#### Required task
Leave out the pictures, then reproduce the rest of the material exactly.
_ _ _ _ _
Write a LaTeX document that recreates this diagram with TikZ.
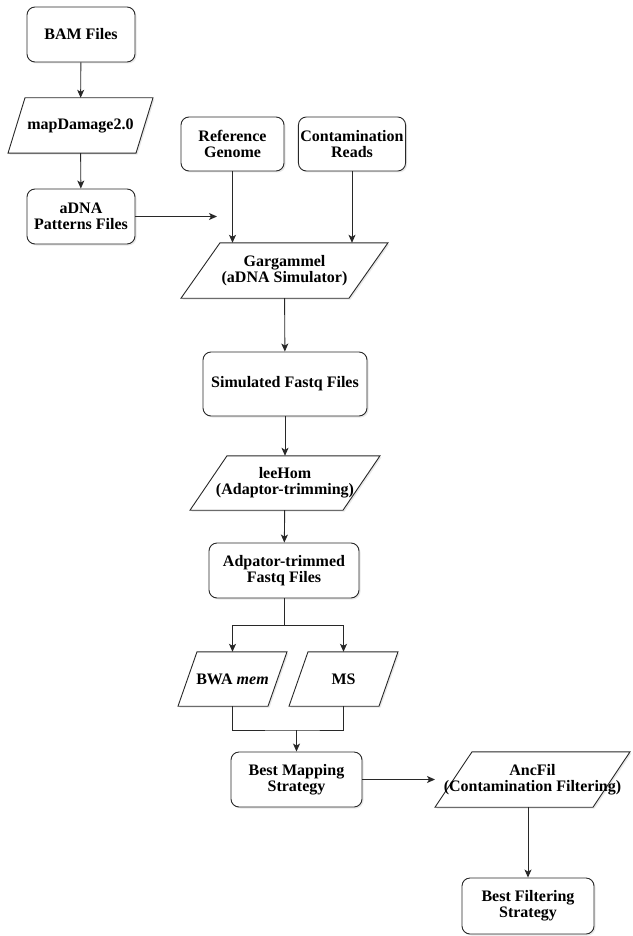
\documentclass[tikz,border=0pt]{standalone}
\usepackage{fontspec}
\setmainfont{Liberation Serif}
\usetikzlibrary{arrows.meta, positioning, shadows, calc, backgrounds}
\definecolor{flowline}{RGB}{40, 40, 40}

\tikzset{
  flowbox/.style={draw=flowline, line width=0.9pt, fill=white, rounded corners=8pt,
    align=center, inner sep=2pt, font=\bfseries\fontsize{16}{16}\selectfont,
    drop shadow={opacity=0.18, shadow xshift=1.5pt, shadow yshift=-1.5pt}},
  % #1 = full width, #2 = slant of the sides
  iobox/.style 2 args={rectangle, align=center, inner sep=2pt, minimum height=55pt,
    font=\bfseries\fontsize{16}{16}\selectfont,
    append after command={\pgfextra{
      \begin{pgfonlayer}{background}
      \draw[draw=flowline, line width=0.9pt, fill=white,
        drop shadow={opacity=0.18, shadow xshift=1.5pt, shadow yshift=-1.5pt}]
        ($(\tikzlastnode.south)+(-#1/2,0pt)$) --
        ($(\tikzlastnode.north)+(-#1/2+#2,0pt)$) --
        ($(\tikzlastnode.north)+(#1/2,0pt)$) --
        ($(\tikzlastnode.south)+(#1/2-#2,0pt)$) -- cycle;
      \end{pgfonlayer}}}},
  flowarrow/.style={draw=flowline, line width=0.9pt, -{Stealth[length=8pt, width=7pt, inset=2pt]}},
  flowjoin/.style={draw=flowline, line width=0.9pt}
}

\begin{document}
\begin{tikzpicture}[x=1pt, y=-1pt]
  \useasboundingbox (0,0) rectangle (632,936);

  % input side
  \node[flowbox, minimum width=108pt, minimum height=55pt] (bam) at (81, 34.5) {BAM Files};
  \node[iobox={145pt}{17pt}] (mapdmg) at (80.5, 125.5) {mapDamage2.0};
  \node[flowbox, minimum width=108pt, minimum height=55pt] (adna) at (81, 216.5) {aDNA\\Patterns Files};
  \coordinate (adnaend) at (217, 216.5);

  \node[flowbox, minimum width=103pt, minimum height=54pt] (refgen) at (232.5, 144) {Reference\\Genome};
  \node[flowbox, minimum width=105pt, minimum height=54pt] (contam) at (352, 144) {Contamination\\Reads};

  % simulation
  \node[iobox={207pt}{39pt}] (garg) at (284.5, 270.5) {Gargammel\\(aDNA Simulator)};
  \node[flowbox, minimum width=164pt, minimum height=64pt] (simfq) at (285, 384) {Simulated Fastq Files};
  \node[iobox={190pt}{37pt}, minimum height=54pt] (leehom) at (285, 483) {leeHom\\(Adaptor-trimming)};
  \node[flowbox, minimum width=150pt, minimum height=55pt] (trimfq) at (284, 570.5) {Adpator-trimmed\\Fastq Files};

  % mapping
  \node[iobox={109pt}{19pt}, minimum height=54pt] (bwa) at (232.5, 679) {BWA \textit{mem}};
  \node[iobox={109pt}{19pt}, minimum height=54pt] (ms) at (343.5, 679) {MS};
  \node[flowbox, minimum width=131pt, minimum height=55pt] (bestmap) at (296.5, 779.5) {Best Mapping\\Strategy};
  \coordinate (split) at (284, 625);
  \coordinate (merge) at (296.5, 730);

  % filtering
  \node[iobox={195pt}{37pt}] (ancfil) at (532.5, 779.5) {AncFil\\(Contamination Filtering)};
  \coordinate (ancfilin) at (435, 779.5);
  \node[flowbox, minimum width=132pt, minimum height=56pt] (bestfilt) at (528, 906) {Best Filtering\\Strategy};

  \draw[flowarrow] (bam) -- (mapdmg);
  \draw[flowarrow] (mapdmg) -- (adna);
  \draw[flowarrow] (adna.east) -- (adnaend);
  \draw[flowarrow] (refgen) -- (refgen |- garg.north);
  \draw[flowarrow] (contam) -- (contam |- garg.north);
  \draw[flowarrow] (garg) -- (simfq);
  \draw[flowarrow] (simfq) -- (leehom);
  \draw[flowarrow] (leehom) -- (trimfq);
  \draw[flowjoin] (trimfq.south) -- (split);
  \draw[flowarrow] (split) -| (bwa.north);
  \draw[flowarrow] (split) -| (ms.north);
  \draw[flowjoin] (bwa.south) |- (merge) -| (ms.south);
  \draw[flowarrow] (merge) -- (bestmap.north);
  \draw[flowarrow] (bestmap.east) -- (ancfilin);
  \draw[flowarrow] (ancfil.south -| bestfilt.north) -- (bestfilt.north);
\end{tikzpicture}
\end{document}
_ _ _ _ _
#### Written answer
Write a LaTeX document that recreates this diagram with TikZ.
\documentclass[tikz,border=0pt]{standalone}
\usepackage{fontspec}
\setmainfont{Liberation Serif}
\usetikzlibrary{arrows.meta, positioning, shadows, calc, backgrounds}
\definecolor{flowline}{RGB}{40, 40, 40}

\tikzset{
  flowbox/.style={draw=flowline, line width=0.9pt, fill=white, rounded corners=8pt,
    align=center, inner sep=2pt, font=\bfseries\fontsize{16}{16}\selectfont,
    drop shadow={opacity=0.18, shadow xshift=1.5pt, shadow yshift=-1.5pt}},
  % #1 = full width, #2 = slant of the sides
  iobox/.style 2 args={rectangle, align=center, inner sep=2pt, minimum height=55pt,
    font=\bfseries\fontsize{16}{16}\selectfont,
    append after command={\pgfextra{
      \begin{pgfonlayer}{background}
      \draw[draw=flowline, line width=0.9pt, fill=white,
        drop shadow={opacity=0.18, shadow xshift=1.5pt, shadow yshift=-1.5pt}]
        ($(\tikzlastnode.south)+(-#1/2,0pt)$) --
        ($(\tikzlastnode.north)+(-#1/2+#2,0pt)$) --
        ($(\tikzlastnode.north)+(#1/2,0pt)$) --
        ($(\tikzlastnode.south)+(#1/2-#2,0pt)$) -- cycle;
      \end{pgfonlayer}}}},
  flowarrow/.style={draw=flowline, line width=0.9pt, -{Stealth[length=8pt, width=7pt, inset=2pt]}},
  flowjoin/.style={draw=flowline, line width=0.9pt}
}

\begin{document}
\begin{tikzpicture}[x=1pt, y=-1pt]
  \useasboundingbox (0,0) rectangle (632,936);

  % input side
  \node[flowbox, minimum width=108pt, minimum height=55pt] (bam) at (81, 34.5) {BAM Files};
  \node[iobox={145pt}{17pt}] (mapdmg) at (80.5, 125.5) {mapDamage2.0};
  \node[flowbox, minimum width=108pt, minimum height=55pt] (adna) at (81, 216.5) {aDNA\\Patterns Files};
  \coordinate (adnaend) at (217, 216.5);

  \node[flowbox, minimum width=103pt, minimum height=54pt] (refgen) at (232.5, 144) {Reference\\Genome};
  \node[flowbox, minimum width=105pt, minimum height=54pt] (contam) at (352, 144) {Contamination\\Reads};

  % simulation
  \node[iobox={207pt}{39pt}] (garg) at (284.5, 270.5) {Gargammel\\(aDNA Simulator)};
  \node[flowbox, minimum width=164pt, minimum height=64pt] (simfq) at (285, 384) {Simulated Fastq Files};
  \node[iobox={190pt}{37pt}, minimum height=54pt] (leehom) at (285, 483) {leeHom\\(Adaptor-trimming)};
  \node[flowbox, minimum width=150pt, minimum height=55pt] (trimfq) at (284, 570.5) {Adpator-trimmed\\Fastq Files};

  % mapping
  \node[iobox={109pt}{19pt}, minimum height=54pt] (bwa) at (232.5, 679) {BWA \textit{mem}};
  \node[iobox={109pt}{19pt}, minimum height=54pt] (ms) at (343.5, 679) {MS};
  \node[flowbox, minimum width=131pt, minimum height=55pt] (bestmap) at (296.5, 779.5) {Best Mapping\\Strategy};
  \coordinate (split) at (284, 625);
  \coordinate (merge) at (296.5, 730);

  % filtering
  \node[iobox={195pt}{37pt}] (ancfil) at (532.5, 779.5) {AncFil\\(Contamination Filtering)};
  \coordinate (ancfilin) at (435, 779.5);
  \node[flowbox, minimum width=132pt, minimum height=56pt] (bestfilt) at (528, 906) {Best Filtering\\Strategy};

  \draw[flowarrow] (bam) -- (mapdmg);
  \draw[flowarrow] (mapdmg) -- (adna);
  \draw[flowarrow] (adna.east) -- (adnaend);
  \draw[flowarrow] (refgen) -- (refgen |- garg.north);
  \draw[flowarrow] (contam) -- (contam |- garg.north);
  \draw[flowarrow] (garg) -- (simfq);
  \draw[flowarrow] (simfq) -- (leehom);
  \draw[flowarrow] (leehom) -- (trimfq);
  \draw[flowjoin] (trimfq.south) -- (split);
  \draw[flowarrow] (split) -| (bwa.north);
  \draw[flowarrow] (split) -| (ms.north);
  \draw[flowjoin] (bwa.south) |- (merge) -| (ms.south);
  \draw[flowarrow] (merge) -- (bestmap.north);
  \draw[flowarrow] (bestmap.east) -- (ancfilin);
  \draw[flowarrow] (ancfil.south -| bestfilt.north) -- (bestfilt.north);
\end{tikzpicture}
\end{document}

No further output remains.